100_9051And on to Christina Bruckmeier’s work. I posted about her in an earlier blog, see ‘find a legend for a girl’ The work she presented last saturday has the same poetic qualities as the work I saw earlier. I like her visual language, very un-dramatic but very effective. Unfortunately, the work being shown in a street setting – you see her film projected in the windows of a ground-floor house near Utrecht Central Station –  did not connect. Her narrative does not link to the house in which windows it was shown or to the city environment of that house. Better to show this inside somewhere, it’s such a small – but beautiful – gesture.

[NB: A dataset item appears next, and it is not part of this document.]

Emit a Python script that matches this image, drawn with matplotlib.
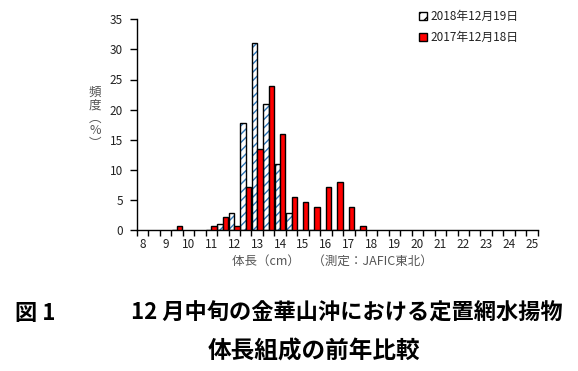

100_9060Last – but, in this case, not least – the intervention of Nikos Doulos. He had a mysterious and slightly threatening tour guide direct us to a vague terrain behind a row of old houses. The moment  the work really clicked for me was when the tour guide – I expected her to be with the group – suddenly appeared at the other side of the terrain, standing alone with her umbrella in a pool of light from a lonely lamppost. With great presence and timing she stood there, then crossed the terrain click-clacking her heels on the asphalt. The rest of the performance had less power, felt like an unnecessary embellishment on top of something solid.

All in all –  some exiting moments  in the black holes of Utrecht. Missed something though:  context, a bridge between the works, a meta-narrative? Something to embed these individual artworks into the fabric of the city of Utrecht.